4 See Volume II of the Hinges of History, The Gifts of the Jews,Chapter I. Quite recent and isolated finds—a few undecipherable hieroglyphs on tiny bone tags—at Abydos in Egypt may indicate that the Egyptians invented writing at almost the same time as the Mesopotamian Sumerians. But it would appear from the fragmentary evidence that the Sumerians disseminated their invention more quickly and used it far more extensively than did the Egyptians of this period.

5 The economist W. Brian Arthur argues in The Nature of Technology: What It Is and How It Evolves that new technologies are seldom, if ever, accidents but normally emerge as novel combinations of already existing technologies, brought together by human beings who are searching for means to ends they have already identified.

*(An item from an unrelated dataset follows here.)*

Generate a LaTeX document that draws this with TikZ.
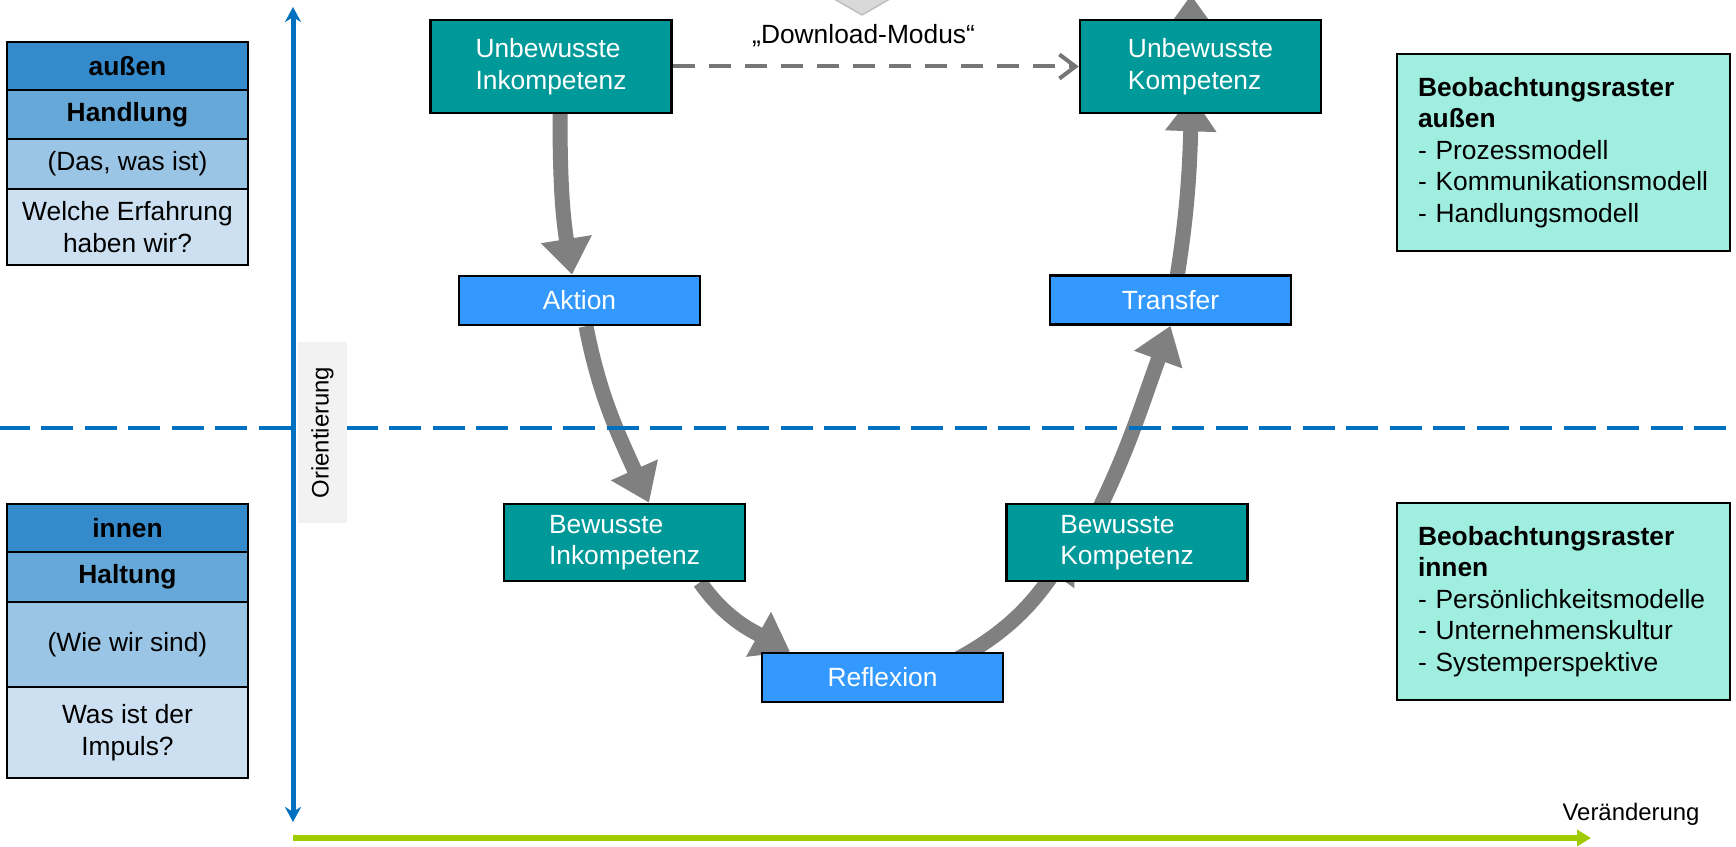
\documentclass[tikz,border=0pt]{standalone}
\usepackage{fontspec}
\setmainfont{Liberation Sans}
\usetikzlibrary{arrows.meta,positioning}

\definecolor{stufe}{HTML}{009999}
\definecolor{aktblau}{HTML}{3399FF}
\definecolor{rasterfarbe}{HTML}{A0EEE0}
\definecolor{achsblau}{HTML}{0070C0}
\definecolor{gruen}{HTML}{9FCC00}
\definecolor{grau}{HTML}{808080}
\definecolor{strichgrau}{HTML}{767676}
\definecolor{blau1}{HTML}{358ACC}
\definecolor{blau2}{HTML}{66A9D8}
\definecolor{blau3}{HTML}{9BC5E5}
\definecolor{blau4}{HTML}{CCE0F1}

\pgfdeclarelayer{back}
\pgfdeclarelayer{mid}
\pgfsetlayers{back,mid,main}

\begin{document}
\begin{tikzpicture}[>=Stealth, font=\fontsize{7.5}{9}\selectfont,
	box/.style={draw=black, line width=0.025cm, inner sep=0pt},
	state/.style={box, fill=stufe, text=white, minimum width=2.41cm, minimum height=0.93cm, align=left},
	act/.style={box, fill=aktblau, text=white, minimum width=2.41cm, minimum height=0.49cm},
	cell/.style={box, minimum width=2.41cm, align=center},
	raster/.style={box, fill=rasterfarbe, minimum width=3.33cm, minimum height=1.97cm, text width=2.91cm, align=left},
	flow/.style={draw=grau, line width=0.15cm},
	flowhead/.style={flow, -{Triangle[width=0.49cm,length=0.36cm]}},
	smalltext/.style={font=\fontsize{6.8}{8}\selectfont}]
	\useasboundingbox (0,0) rectangle (17.36,8.46);

	% the four stages and the three steps between them
	\node[state] (ui) at (5.51,7.795) {Unbewusste\\Inkompetenz};
	\node[state] (uk) at (12.005,7.795) {Unbewusste\\Kompetenz};
	\node[state, minimum height=0.77cm] (bi) at (6.245,3.035) {Bewusste\\Inkompetenz};
	\node[state, minimum height=0.77cm] (bk) at (11.27,3.035) {Bewusste\\Kompetenz};
	\node[act] (akt) at (5.795,5.455) {Aktion};
	\node[act] (trans) at (11.705,5.46) {Transfer};
	\node[act] (refl) at (8.825,1.685) {Reflexion};

	% draw the thick arrows below the boxes
	\begin{pgfonlayer}{back}
		\draw[flowhead] ([xshift=0.09cm]ui.south) to[out=-90,in=99] ([xshift=-0.075cm]akt.north);
		\draw[flowhead] ([xshift=0.065cm]akt.south) to[out=-79,in=114] ([xshift=0.245cm]bi.north);
		\draw[flowhead] ([xshift=0.755cm]bi.south) to[out=-55,in=151] ([xshift=-0.925cm]refl.north);
		\draw[flowhead] ([xshift=0.735cm,yshift=-0.08cm]refl.north) to[out=28,in=-125] ([xshift=-0.53cm,yshift=-0.015cm]bk.center);
		\draw[flowhead] ([xshift=-0.45cm]bk.center) to[out=62,in=-110] (trans.south);
		\draw[flowhead] ([xshift=0.065cm,yshift=-0.03cm]trans.north) to[out=81,in=-92] ([xshift=-0.085cm,yshift=0.19cm]uk.south);
		% the cycle goes on above the picture
		\coordinate (weiter) at (11.91,8.51);
		\draw[flowhead] ([xshift=-0.095cm]uk.center) -- (weiter);
	\end{pgfonlayer}

	% the border between outside and inside
	\begin{pgfonlayer}{mid}
		\coordinate (links) at (0,4.18);
		\coordinate (rechts) at (17.36,4.18);
		\draw[achsblau, line width=0.04cm, dash pattern=on 0.32cm off 0.115cm, dash phase=0.025cm] (links) -- (rechts);
	\end{pgfonlayer}

	% the short way across the top
	\draw[strichgrau, line width=0.04cm, dash pattern=on 0.22cm off 0.14cm, -{Straight Barb[length=0.16cm,width=0.24cm]}]
		(ui.east) -- node[pos=0.47, above=0.06cm, text=black] (dl) {„Download-Modus“} (uk.west);
	\filldraw[fill=black!15, draw=black!25, line width=0.015cm] (8.29,8.50) -- (8.95,8.50) -- (8.62,8.31) -- cycle;

	% the two columns on the left
	\foreach \name/\y/\h/\col/\txt in {
		aussen/7.80/0.48/blau1/\textbf{außen},
		handlung/7.315/0.49/blau2/\textbf{Handlung},
		dasist/6.82/0.50/blau3/{(Das, was ist)},
		erfahrung/6.19/0.76/blau4/{Welche Erfahrung\\haben wir?},
		innen/3.18/0.48/blau1/\textbf{innen},
		haltung/2.69/0.50/blau2/\textbf{Haltung},
		wiewir/2.015/0.85/blau3/{(Wie wir sind)},
		impuls/1.135/0.91/blau4/{Was ist der\\Impuls?}}
		\node[cell, fill=\col, minimum height=\h cm] (\name) at (1.275,\y) {\txt};

	% the two boxes on the right
	\node[raster] (rasterA) at (15.635,6.935) {\textbf{Beobachtungsraster}\\\textbf{außen}\\- Prozessmodell\\- Kommunikationsmodell\\- Handlungsmodell};
	\node[raster] (rasterI) at (15.635,2.445) {\textbf{Beobachtungsraster}\\\textbf{innen}\\- Persönlichkeitsmodelle\\- Unternehmenskultur\\- Systemperspektive};

	% draw the axes
	\coordinate (oben) at (2.93,8.39);
	\coordinate (unten) at (2.93,0.24);
	\draw[achsblau, line width=0.05cm, {Stealth[length=0.15cm,width=0.16cm]}-{Stealth[length=0.15cm,width=0.16cm]}] (unten) -- (oben);
	\node[smalltext, fill=black!5, rotate=90, minimum width=1.81cm, minimum height=0.49cm, inner sep=0pt] (orient) at (3.225,4.135) {Orientierung};

	\coordinate (start) at (2.93,0.08);
	\coordinate (ziel) at (15.91,0.08);
	\draw[gruen, line width=0.055cm, -{Triangle[width=0.16cm,length=0.14cm]}] (start) -- (ziel);
	\node[smalltext] (veraend) at (16.31,0.32) {Veränderung};
\end{tikzpicture}
\end{document}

6 Though Korean, like several other Eastern languages, would eventually adopt an alphabet, the Chinese languages would never do so. It is enlightening, however, to list, as Eduardo Galeano, that great list maker, has done, the principal inventions that have come to the West from China: “Silk began there, five thousand years ago. Before anyone else the Chinese discovered, named, and cultivated tea. They were the first to mine salt from below ground and the first to use gas and oil in their stoves and lamps. They made lightweight iron plows and machines for planting, threshing, and harvesting two thousand years before the English mechanized their agriculture. They invented the compass eleven hundred years before Europe’s ships began to use them. A thousand years before the Germans, they discovered that water-driven mills could power their iron and steel foundries. Nineteen hundred years ago, they invented paper. They printed books six centuries before Gutenberg, and two centuries before him they used mobile type in their printing presses. Twelve hundred years ago, they invented gunpowder, and a century later the cannon. Nine hundred years ago, they made silk-weaving machines with bobbins worked by pedals, which the Italians copied after a two-century delay. They also invented the rudder, the spinning wheel, acupuncture, porcelain, soccer, playing cards, the magic lantern, fireworks, the pinwheel, paper money, the mechanical clock, the seismograph, lacquer, phosphorescent paint, the fishing reel, the suspension bridge, the wheelbarrow, the umbrella, the fan, the stirrup, the horseshoe, the key, the toothbrush, and other things hardly worth mentioning.”

7 The speaker is David B. Yoffie of the Harvard Business School, commenting on the role of Steve Jobs in computer technology.